温泉紀行
遠山 喬
  長崎には2年2ヶ月赴任していたが、その間にローカル温泉を訪れた思い出を、古い記憶をさかのぼりながら記します。何せ大昔前のことなので若干あいまいな所があるのはご容赦願いたし。
(1) 下田温泉
2年目の春、現在テレビのコマーシャルにある焼酎「白波」に登場する薩摩半島の先端にある開聞岳に登りに行った。海岸からそそり立ち眺望は極めて良く、又足元から海岸を覗くが如くでした。帰りには水俣から天草の本渡に船で渡り、観光案内所に寄り、天草灘に面した下田温泉を紹介されたので訪れてみる事にした。当時は天草諸島に橋が出来ていず、田舎道をガタガタと昔風のバスで約1時間ゆられて下田温泉に着いた。

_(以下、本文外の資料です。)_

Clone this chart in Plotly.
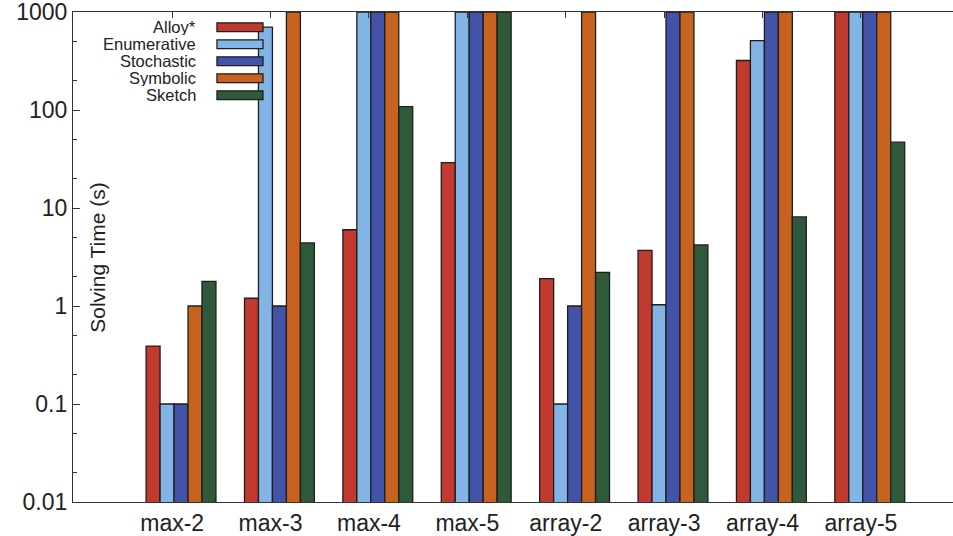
import plotly.graph_objects as go

categories = ["max-2", "max-3", "max-4", "max-5", "array-2", "array-3", "array-4", "array-5"]
series_names = ["Alloy*", "Enumerative", "Stochastic", "Symbolic", "Sketch"]
alloy       = [0.39, 1.2, 6.0, 29, 1.9, 3.7, 320, 1000]
enumerative = [0.1, 700, 1000, 1000, 0.1, 1.03, 510, 1000]
stochastic  = [0.1, 1.0, 1000, 1000, 1.0, 1000, 1000, 1000]
symbolic    = [1.0, 1000, 1000, 1000, 1000, 1000, 1000, 1000]
sketch      = [1.78, 4.4, 108, 1000, 2.2, 4.2, 8.1, 47]
series_values = [alloy, enumerative, stochastic, symbolic, sketch]
colors = ["#C2392F", "#82B5E6", "#4353A8", "#C8621F", "#2E5A3B"]
y_ticks = [0.01, 0.1, 1, 10, 100, 1000]
y_tick_text = ["0.01", "0.1", "1", "10", "100", "1000"]

FONT = "Liberation Sans, Arial, Helvetica, sans-serif"
idx = list(range(len(categories)))

fig = go.Figure()
for name, vals, col in zip(series_names, series_values, colors):
    fig.add_trace(go.Bar(
        x=idx, y=vals, name=name,
        marker=dict(color=col, line=dict(color="#1e1e1e", width=1.3)),
        showlegend=False,
    ))

# custom legend (text on left, swatch on right)
shapes = []
annotations = []
for k, (name, col) in enumerate(zip(series_names, colors)):
    yc = 0.969 - k * 0.0347
    annotations.append(dict(
        x=0.141, y=yc, xref="paper", yref="paper", text=name, showarrow=False,
        xanchor="right", yanchor="middle", height=16, borderpad=0,
        font=dict(family=FONT, size=16.5, color="#222"),
    ))
    shapes.append(dict(
        type="rect", xref="paper", yref="paper",
        x0=0.1636, x1=0.2159, y0=yc - 0.009, y1=yc + 0.009,
        fillcolor=col, line=dict(color="#1e1e1e", width=1.3),
    ))

annotations.append(dict(
    x=0.027, y=0.5, xref="paper", yref="paper", text="Solving Time (s)",
    showarrow=False, textangle=-90, xanchor="center", yanchor="middle",
    font=dict(family=FONT, size=21, color="#222"),
))

minor_vals = []
for d in [0.01, 0.1, 1, 10, 100]:
    minor_vals += [2 * d, 5 * d]

fig.update_layout(
    width=953, height=536,
    margin=dict(l=73, r=0, t=12, b=34),
    plot_bgcolor="white", paper_bgcolor="white",
    barmode="group", bargap=0.29, bargroupgap=0,
    font=dict(family=FONT, color="#222"),
    shapes=shapes, annotations=annotations,
    xaxis=dict(
        range=[-1.098, 7.846],
        tickvals=[i - 0.09 for i in idx], ticktext=categories,
        showline=True, linecolor="#333", linewidth=1.2, mirror=True,
        ticks="", showgrid=False, zeroline=False,
        tickfont=dict(family=FONT, size=23, color="#222"),
    ),
    xaxis2=dict(
        overlaying="x", side="top", matches="x", range=[-1.098, 7.846],
        tickvals=[i - 0.09 for i in idx], showticklabels=False,
        ticks="inside", ticklen=6, tickcolor="#333", showgrid=False,
        zeroline=False, showline=False,
    ),
    yaxis=dict(
        type="log", range=[-2, 3],
        tickvals=y_ticks, ticktext=y_tick_text,
        ticks="inside", ticklen=7, tickcolor="#333",
        minor=dict(tickvals=minor_vals, ticks="inside", ticklen=4, tickcolor="#333", showgrid=False),
        showline=True, linecolor="#333", linewidth=1.2,
        showgrid=False, zeroline=False, ticklabeloverflow="allow",
        tickfont=dict(family=FONT, size=23, color="#222"),
    ),
)
# invisible trace to activate top tick axis
fig.add_trace(go.Scatter(x=[idx[0]], y=[y_ticks[2]], xaxis="x2", mode="markers",
                         marker=dict(opacity=0), showlegend=False, hoverinfo="skip"))

fig.write_html("out.html")
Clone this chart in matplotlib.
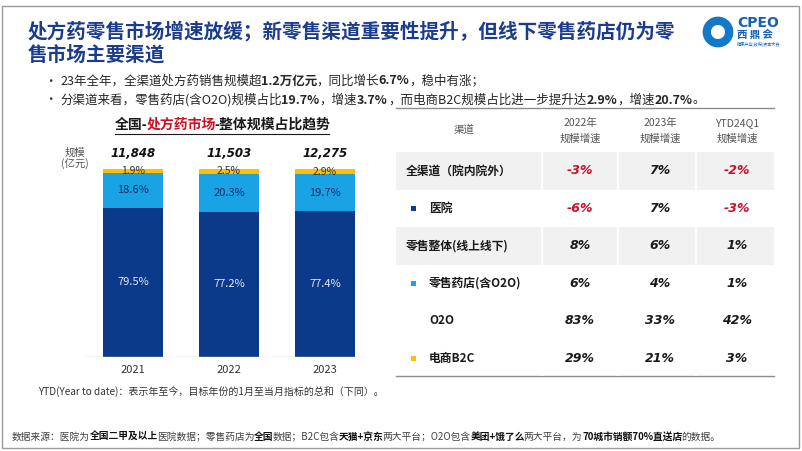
import matplotlib
matplotlib.use("Agg")
import matplotlib.pyplot as plt
from matplotlib.patches import Rectangle, Circle
from matplotlib.lines import Line2D

plt.rcParams['font.family'] = ['Noto Sans CJK SC', 'DejaVu Sans']
CJK = ['Noto Sans CJK SC', 'DejaVu Sans']

# ---------------- data ----------------
years = ['2021', '2022', '2023']
totals = ['11,848', '11,503', '12,275']
hospital = [79.5, 77.2, 77.4]
retail = [18.6, 20.3, 19.7]
b2c = [1.9, 2.5, 2.9]

channels = ['全渠道（院内院外）', '医院', '零售整体(线上线下)', '零售药店(含O2O)', 'O2O', '电商B2C']
growth_2022 = [-3, -6, 8, 6, 83, 29]
growth_2023 = [7, 7, 6, 4, 33, 21]
growth_ytd = [-2, -3, 1, 1, 42, 3]
col_headers = [('2022年', '规模增速'), ('2023年', '规模增速'), ('YTD24Q1', '规模增速')]

NAVY = '#0B3A8A'
LBLUE = '#1AA3E4'
YELLOW = '#FFC000'
TITLE = '#1B3C8C'
RED = '#C8102E'

W, H = 802, 451
fig = plt.figure(figsize=(W / 100, H / 100), dpi=100)
fig.patch.set_facecolor('white')


def fx(x):
    return x / W


def fy(y):
    return 1 - y / H


def ftext(x, y, s, **kw):
    return fig.text(fx(x), fy(y), s, **kw)


fig.canvas.draw()
R = fig.canvas.get_renderer()


def has_cjk(s):
    return any(ord(ch) > 0x2E80 for ch in s)


def seg_width(s, w, size):
    big = fig.text(0, 0, s, fontsize=size * 10, fontweight=w, family=CJK)
    wd = big.get_window_extent(renderer=R).width / 10
    big.remove()
    if w == 'bold' and has_cjk(s):
        wd -= 0.15 * size
    return wd


def rich(x, y, segs, size, ha='left', va='center'):
    widths = [seg_width(s, w, size) for s, w, c in segs]
    total = sum(widths)
    x0 = x - total / 2 if ha == 'center' else x
    start = x0
    for (s, w, c), wd in zip(segs, widths):
        fig.text(fx(x0), fy(y), s, fontsize=size, fontweight=w, color=c,
                 family=CJK, va=va, ha='left')
        x0 += wd
    return start, start + total


# frame
fig.add_artist(Rectangle((fx(2), fy(448)), 797 / W, 442 / H, transform=fig.transFigure,
                         fill=False, edgecolor='#9A9A9A', lw=1.0))

# title
ftext(28, 31, '处方药零售市场增速放缓；新零售渠道重要性提升，但线下零售药店仍为零',
      fontsize=14.1, fontweight='bold', color=TITLE, va='center')
ftext(28, 55, '售市场主要渠道', fontsize=14.1, fontweight='bold', color=TITLE, va='center')

# logo
logo_ax = fig.add_axes([fx(702), fy(48), 32 / W, 32 / H])
logo_ax.set_xlim(-1, 1); logo_ax.set_ylim(-1, 1); logo_ax.axis('off')
logo_ax.add_patch(Circle((0, 0), 0.7, fill=False, edgecolor='#1478C8', lw=6))
ftext(737, 23, 'CPEO', fontsize=10, fontweight='bold', color='#1560B0', va='center',
      family=['DejaVu Sans'])
ftext(737, 35, '西 鼎 会', fontsize=7.5, fontweight='bold', color='#1560B0', va='center')
ftext(737, 44, '健康产业|政府|资本大会', fontsize=3, color='#1560B0', va='center')

# bullets
ftext(44, 81, '•', fontsize=9, color='#333333', va='center')
ftext(44, 100, '•', fontsize=9, color='#333333', va='center')
K = '#262626'
rich(60, 81, [('23年全年，全渠道处方药销售规模超', 'normal', K), ('1.2万亿元', 'bold', K),
              ('，同比增长', 'normal', K), ('6.7%', 'bold', K), ('，稳中有涨；', 'normal', K)], 9)
rich(60, 100, [('分渠道来看，零售药店(含O2O)规模占比', 'normal', K), ('19.7%', 'bold', K),
               ('，增速', 'normal', K), ('3.7%', 'bold', K),
               ('，而电商B2C规模占比进一步提升达', 'normal', K), ('2.9%', 'bold', K),
               ('，增速', 'normal', K), ('20.7%', 'bold', K), ('。', 'normal', K)], 9)

# ---------------- bar chart ----------------
s, e = rich(222, 125, [('全国-', 'bold', '#1A1A1A'), ('处方药市场', 'bold', '#D0101E'),
                       ('-整体规模占比趋势', 'bold', '#1A1A1A')], 10, ha='center')
fig.add_artist(Line2D([fx(s), fx(e)], [fy(134), fy(134)], color='#1A1A1A', lw=0.8))

ax = fig.add_axes([fx(85), fy(357), (370 - 85) / W, 188 / H])
ax.set_xlim(-0.5, 2.469)
ax.set_ylim(0, 100)
ax.axis('off')
xs = list(range(len(years)))
bw = 0.625
ax.bar(xs, hospital, width=bw, color=NAVY)
ax.bar(xs, retail, width=bw, bottom=hospital, color=LBLUE)
bot2 = [a + b for a, b in zip(hospital, retail)]
ax.bar(xs, b2c, width=bw, bottom=bot2, color=YELLOW)
ax.axhline(0, color='#D9D9D9', lw=1)
for i in xs:
    ax.text(i, hospital[i] / 2, f'{hospital[i]:.1f}%', ha='center', va='center',
            fontsize=8, color='#DDE8FF')
    ax.text(i, hospital[i] + retail[i] / 2, f'{retail[i]:.1f}%', ha='center', va='center',
            fontsize=8, color='#0B2A6A')
    ax.text(i, bot2[i] + b2c[i] / 2, f'{b2c[i]:.1f}%', ha='center', va='center',
            fontsize=7.5, color='#333333')
    ax.text(i, 108.5, totals[i], ha='center', va='center', fontsize=8.5,
            fontweight='bold', style='italic', family=['DejaVu Sans'], color='#111111',
            clip_on=False)
    ax.text(i, -7, years[i], ha='center', va='center', fontsize=8, color='#333333',
            clip_on=False)

ftext(75, 153, '规模', fontsize=7.5, color='#555555', ha='center', va='center')
ftext(75, 164, '(亿元)', fontsize=7.5, color='#555555', ha='center', va='center')

ftext(38, 392, 'YTD(Year to date)：表示年至今，目标年份的1月至当月指标的总和（下同）。',
      fontsize=7.2, color='#333333', va='center')

# source line
G = '#404040'
rich(12, 437, [('数据来源：医院为', 'normal', G), ('全国二甲及以上', 'bold', '#111111'),
               ('医院数据；零售药店为', 'normal', G), ('全国', 'bold', '#111111'),
               ('数据；B2C包含', 'normal', G), ('天猫+京东', 'bold', '#111111'),
               ('两大平台；O2O包含', 'normal', G), ('美团+饿了么', 'bold', '#111111'),
               ('两大平台，为', 'normal', G), ('70城市销额70%直送店', 'bold', '#111111'),
               ('的数据。', 'normal', G)], 7)

# ---------------- table ----------------
tx0, tx1 = 396, 774
top = 152
rh = 37.5
fig.add_artist(Line2D([fx(tx0), fx(tx1)], [fy(108), fy(108)], color='#8C8C8C', lw=1.0))
fig.add_artist(Line2D([fx(tx0), fx(tx1)], [fy(375.5), fy(375.5)], color='#8C8C8C', lw=1.0))
for r in (0, 2):
    y0 = top + r * rh
    fig.add_artist(Rectangle((fx(tx0), fy(y0 + rh)), (tx1 - tx0) / W, rh / H,
                             transform=fig.transFigure, facecolor='#F1F1F1',
                             edgecolor='none'))
for xsep in (542, 618, 696):
    fig.add_artist(Line2D([fx(xsep), fx(xsep)], [fy(110), fy(375)], color='white', lw=1.2))

ftext(464, 130, '渠道', fontsize=7.5, color='#555555', ha='center', va='center')
col_x = [580, 660, 737]
for cx, (h1, h2) in zip(col_x, col_headers):
    ftext(cx, 123, h1, fontsize=7.5, color='#555555', ha='center', va='center')
    ftext(cx, 139, h2, fontsize=7.5, color='#555555', ha='center', va='center')

marker_colors = [None, NAVY, None, LBLUE, None, YELLOW]
indent = [False, True, False, True, True, True]
for r, name in enumerate(channels):
    yc = top + r * rh + rh / 2
    xl = 429 if indent[r] else 406
    ftext(xl, yc, name, fontsize=8.5, fontweight='bold', color='#1A1A1A', va='center')
    if marker_colors[r]:
        fig.add_artist(Rectangle((fx(410.5), fy(yc + 2.5)), 5 / W, 5 / H,
                                 transform=fig.transFigure, facecolor=marker_colors[r],
                                 edgecolor='none'))
    for cx, vals in zip(col_x, (growth_2022, growth_2023, growth_ytd)):
        v = vals[r]
        ftext(cx, yc, f'{v}%', fontsize=9, fontweight='bold', style='italic',
              family=['DejaVu Sans'], color=RED if v < 0 else '#1A1A1A',
              ha='center', va='center')

fig.savefig('out.png', dpi=100)
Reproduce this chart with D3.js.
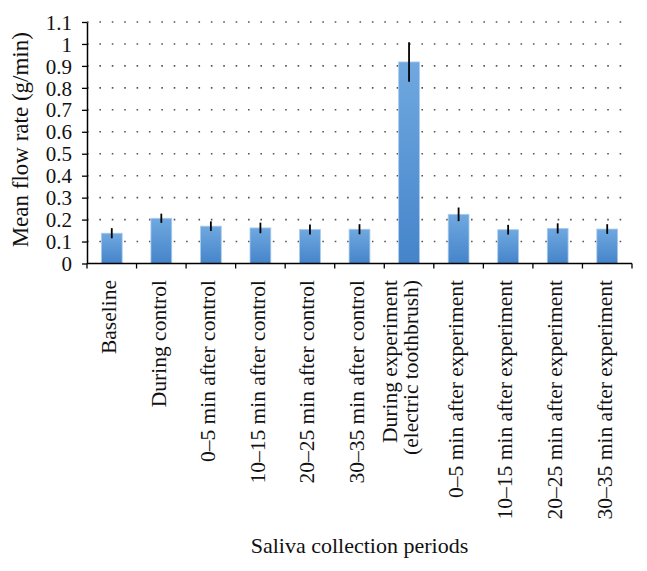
<!DOCTYPE html>
<html>
<head>
<meta charset="utf-8">
<script src="https://cdn.jsdelivr.net/npm/d3@7"></script>
<style>
  html, body { margin: 0; padding: 0; background: #fff; }
  svg { display: block; }
  text { font-family: "Liberation Serif", "Times New Roman", serif; fill: #111; }
</style>
</head>
<body>
<svg id="chart" width="647" height="571"></svg>
<script>
// ---- Data ----
const categories = [
  ["Baseline"],
  ["During control"],
  ["0\u20135 min after control"],
  ["10\u201315 min after control"],
  ["20\u201325 min after control"],
  ["30\u201335 min after control"],
  ["During experiment", "(electric toothbrush)"],
  ["0\u20135 min after experiment"],
  ["10\u201315 min after experiment"],
  ["20\u201325 min after experiment"],
  ["30\u201335 min after experiment"]
];
const meanValues = [0.138, 0.206, 0.170, 0.162, 0.155, 0.156, 0.918, 0.224, 0.154, 0.160, 0.157];
const errorValues = [0.023, 0.021, 0.022, 0.024, 0.023, 0.023, 0.090, 0.031, 0.022, 0.023, 0.022];
const yTicks = [0, 0.1, 0.2, 0.3, 0.4, 0.5, 0.6, 0.7, 0.8, 0.9, 1, 1.1];
const yTitle = "Mean flow rate (g/min)";
const xTitle = "Saliva collection periods";

// ---- Layout ----
const svg = d3.select("#chart");
const pLeft = 87, pRight = 632, pTop = 22, pBottom = 263.5;
const ids = categories.map((c, i) => i);

const x = d3.scaleBand().domain(ids).range([pLeft, pRight]).paddingInner(0.58).paddingOuter(0.29);
const y = d3.scaleLinear().domain([0, 1.1]).range([pBottom, pTop]);

// gradient
const defs = svg.append("defs");
const grad = defs.append("linearGradient").attr("id", "barGrad")
  .attr("x1", 0).attr("y1", 0).attr("x2", 0).attr("y2", 1);
grad.append("stop").attr("offset", "0%").attr("stop-color", "#70a9e0");
grad.append("stop").attr("offset", "100%").attr("stop-color", "#4584ca");

// gridlines (dotted)
const step = x.step();
svg.append("g").selectAll("line").data(yTicks.filter(d => d > 0)).join("line")
  .attr("x1", pLeft).attr("x2", pRight)
  .attr("y1", d => y(d)).attr("y2", d => y(d))
  .attr("stroke", "#555")
  .attr("stroke-width", 1.6)
  .attr("stroke-dasharray", `1.6,${step / 4 - 1.6}`);

// bars
svg.append("g").selectAll("rect").data(meanValues).join("rect")
  .attr("x", (d, i) => x(i))
  .attr("y", d => y(d))
  .attr("width", x.bandwidth())
  .attr("height", d => y(0) - y(d))
  .attr("fill", "url(#barGrad)")
  .attr("stroke", "#a9cbee")
  .attr("stroke-width", 0.8);

// error bars
svg.append("g").selectAll("line").data(meanValues).join("line")
  .attr("x1", (d, i) => x(i) + x.bandwidth() / 2)
  .attr("x2", (d, i) => x(i) + x.bandwidth() / 2)
  .attr("y1", (d, i) => y(d + errorValues[i]))
  .attr("y2", (d, i) => y(d - errorValues[i]))
  .attr("stroke", "#000")
  .attr("stroke-width", 1.8);

// y axis
const yAxis = d3.axisLeft(y).tickValues(yTicks).tickSize(5).tickSizeOuter(0)
  .tickFormat(d => d3.format("~g")(d));
const gy = svg.append("g").attr("transform", `translate(${pLeft},0)`).call(yAxis);
gy.select(".domain").attr("stroke", "#000").attr("stroke-width", 1.5);
gy.selectAll(".tick line").attr("stroke", "#000").attr("stroke-width", 1.3);
gy.selectAll(".tick text").attr("x", -15).attr("dy", "0.34em")
  .style("font-size", "21px").style("font-family", "Liberation Serif, serif").attr("fill", "#111");

// x axis
const gx = svg.append("g");
gx.append("line").attr("x1", pLeft).attr("x2", pRight).attr("y1", pBottom).attr("y2", pBottom)
  .attr("stroke", "#000").attr("stroke-width", 1.5);
const boundaries = ids.map(i => x(i) - (step - x.bandwidth()) / 2).concat([pRight]);
gx.selectAll("line.tk").data(boundaries).join("line").attr("class", "tk")
  .attr("x1", d => d).attr("x2", d => d).attr("y1", pBottom).attr("y2", pBottom + 5)
  .attr("stroke", "#000").attr("stroke-width", 1.3);

// x labels
const lab = svg.append("g").selectAll("text").data(categories).join("text")
  .attr("transform", (d, i) => `translate(${x(i) + x.bandwidth() / 2},280) rotate(-90)`)
  .attr("text-anchor", "end")
  .style("font-size", "21.5px");
lab.each(function(lines) {
  const t = d3.select(this);
  const n = lines.length;
  lines.forEach((s, k) => {
    t.append("tspan").attr("x", 0)
      .attr("y", (k - (n - 1) / 2) * 21 - (n > 1 ? 6 : 0))
      .attr("dy", "0.2em").text(s);
  });
});

// y title
svg.append("text")
  .attr("transform", `translate(28,${(pTop + pBottom) / 2 - 3}) rotate(-90)`)
  .attr("text-anchor", "middle")
  .style("font-size", "23px")
  .text(yTitle);

// x title
svg.append("text")
  .attr("x", (pLeft + pRight) / 2).attr("y", 553)
  .attr("text-anchor", "middle")
  .style("font-size", "22px")
  .text(xTitle);
</script>
</body>
</html>
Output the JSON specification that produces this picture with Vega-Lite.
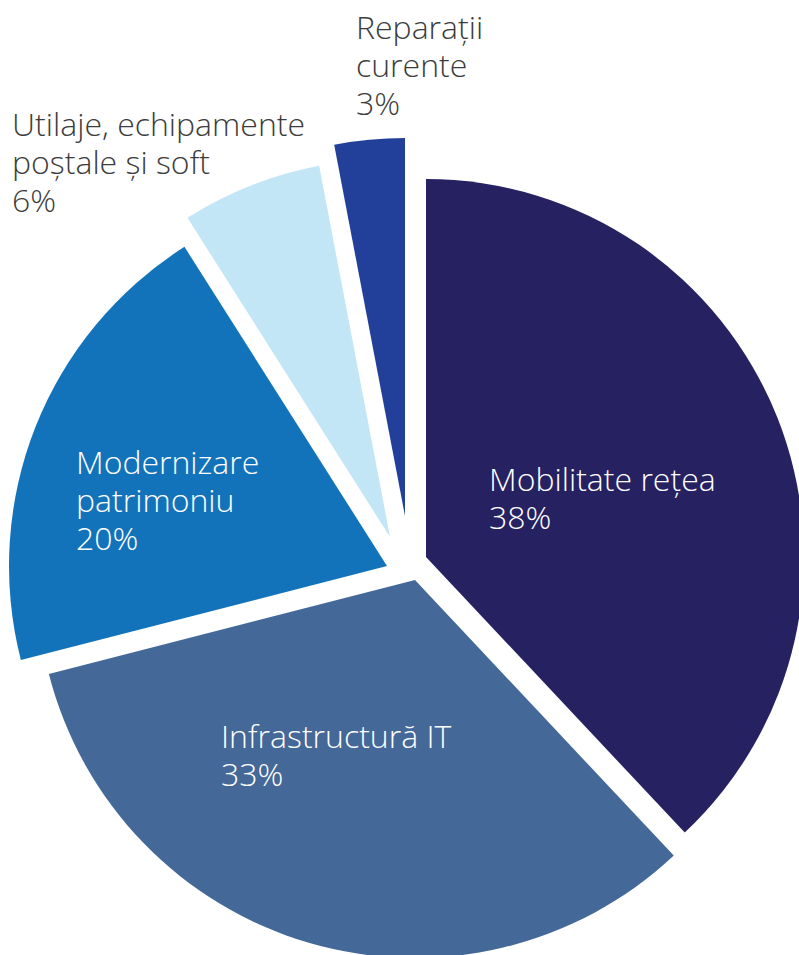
{
  "$schema": "https://vega.github.io/schema/vega-lite/v6.json",
  "width": 799,
  "height": 955,
  "autosize": {"type": "fit", "contains": "padding"},
  "padding": 0,
  "background": "white",
  "config": {"view": {"stroke": null}, "text": {"font": "Open Sans", "fontWeight": 300, "fontSize": 32, "lineHeight": 38, "align": "left", "baseline": "alphabetic", "lineBreak": "\n"}},
  "data": {
    "values": [
      {"categorie": "Mobilitate rețea", "valoare": 38, "eticheta": "Mobilitate rețea\n38%"},
      {"categorie": "Infrastructură IT", "valoare": 33, "eticheta": "Infrastructură IT\n33%"},
      {"categorie": "Modernizare patrimoniu", "valoare": 20, "eticheta": "Modernizare\npatrimoniu\n20%"},
      {"categorie": "Utilaje, echipamente poștale și soft", "valoare": 6, "eticheta": "Utilaje, echipamente\npoștale și soft\n6%"},
      {"categorie": "Reparații curente", "valoare": 3, "eticheta": "Reparații\ncurente\n3%"}
    ]
  },
  "transform": [
    {"stack": "valoare", "groupby": [], "sort": [{"field": "valoare", "order": "descending"}], "as": ["v0", "v1"]}
  ],
  "encoding": {
    "theta": {"field": "v0", "type": "quantitative", "scale": {"domain": [0, 100]}},
    "theta2": {"field": "v1"},
    "color": {
      "field": "categorie",
      "type": "nominal",
      "legend": null,
      "scale": {
        "domain": ["Mobilitate rețea", "Infrastructură IT", "Modernizare patrimoniu", "Utilaje, echipamente poștale și soft", "Reparații curente"],
        "range": ["#262262", "#446898", "#1373BA", "#C3E6F6", "#22409A"]
      }
    }
  },
  "layer": [
    {"transform": [{"filter": "datum.categorie === 'Mobilitate rețea'"}], "mark": {"type": "arc", "radius": 378, "xOffset": 31.5, "yOffset": 83}},
    {"transform": [{"filter": "datum.categorie === 'Infrastructură IT'"}], "mark": {"type": "arc", "radius": 378, "xOffset": 20.5, "yOffset": 106}},
    {"transform": [{"filter": "datum.categorie === 'Modernizare patrimoniu'"}], "mark": {"type": "arc", "radius": 378, "xOffset": -7.5, "yOffset": 92}},
    {"transform": [{"filter": "datum.categorie === 'Utilaje, echipamente poștale și soft'"}], "mark": {"type": "arc", "radius": 378, "xOffset": -4.5, "yOffset": 63}},
    {"transform": [{"filter": "datum.categorie === 'Reparații curente'"}], "mark": {"type": "arc", "radius": 378, "xOffset": 10.5, "yOffset": 42}},
    {"transform": [{"filter": "datum.categorie === 'Mobilitate rețea'"}], "mark": {"type": "text", "color": "white", "dx": 94.5, "dy": 17}, "encoding": {"text": {"field": "eticheta"}, "theta": null, "theta2": null, "color": null}},
    {"transform": [{"filter": "datum.categorie === 'Infrastructură IT'"}], "mark": {"type": "text", "color": "white", "dx": -173.5, "dy": 274}, "encoding": {"text": {"field": "eticheta"}, "theta": null, "theta2": null, "color": null}},
    {"transform": [{"filter": "datum.categorie === 'Modernizare patrimoniu'"}], "mark": {"type": "text", "color": "white", "dx": -318.5, "dy": 0}, "encoding": {"text": {"field": "eticheta"}, "theta": null, "theta2": null, "color": null}},
    {"transform": [{"filter": "datum.categorie === 'Utilaje, echipamente poștale și soft'"}], "mark": {"type": "text", "color": "#3c3c3c", "dx": -382.5, "dy": -338}, "encoding": {"text": {"field": "eticheta"}, "theta": null, "theta2": null, "color": null}},
    {"transform": [{"filter": "datum.categorie === 'Reparații curente'"}], "mark": {"type": "text", "color": "#3c3c3c", "dx": -38.5, "dy": -435}, "encoding": {"text": {"field": "eticheta"}, "theta": null, "theta2": null, "color": null}}
  ]
}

伊豆半島の下田とは大違いで、数軒の宿があるのみで、バス停おりてよろず屋のおばさんに手頃な値段で、料理のおいしい宿を聞き、そこに決めた。特筆するのは、料理が全て海の幸を素材としていたことである。取れたての魚貝類なので新鮮で美味であり、その後もこれに匹敵するのは数少ないと思はれる。帰りには、又船に乗り、茂木港経由で戻ったが、今でも料理の良かった旅として印象に残っている。
(2) 荒川温泉
2年目の秋に五島列島を訪れた。今回は最初から温泉に泊まる予定の旅行であった。長崎港から福江港迄天候はあまり良くなく半ば荒れた東シナ海を渡りました。港を降りて、観光案内所に立寄ったところ、親切にも若い女性の案内人が「本日は終わりですのでバスの時間迄案内しましょう」と言われ武家屋敷の跡など歩き廻り、女性の家の前で別れた。荒川温泉はやはり数軒の集落であり、通りには赤い提灯の店があったような気がする。宿の人から「見て廻りますか」と言われたが船にゆられて疲れているので、風呂に入り料理とお酒でダウンしてしまったようである。
夜半、枕元で女性の声で「あら眠ってしまっているわ」という声が聞こえた様な気がしたが起きられなかった。ここでは料理の印象はあまり残っていない。翌朝バスで福江に戻ったところ、天候により長崎行きは本日は欠航との事で困った。帰りをどうするかとしていたところ、飛行機の臨時便の空席が少し残っているとの事で空港までタクシー飛ばして何とか乗る事ができて、無事に帰れた次第である。これが初めて飛行機を経験したのであるが、荷物に網をかぶせた後部からは海をのぞけるような割れ目があり乗っている間はヒヤヒヤでした。後年有川を訪れたことがあるが、長崎航空の相変わらずプロペラ機は乗っていて海上を飛ぶのはヒヤッとする体験である。
(3) 九重山麓の無名温泉
九重連峰の登山を終え、山道を歩いて降りて帰る途中に村営の温泉が目につき、中に誰も入っていないで一風呂あびさせて貰った思い出があるが記憶がさだかでない。帰りは竹田に向かった事だけは覚えている。
(4) 武雄温泉
温泉街の門が印象的だったが、ローカルではないので割愛したい。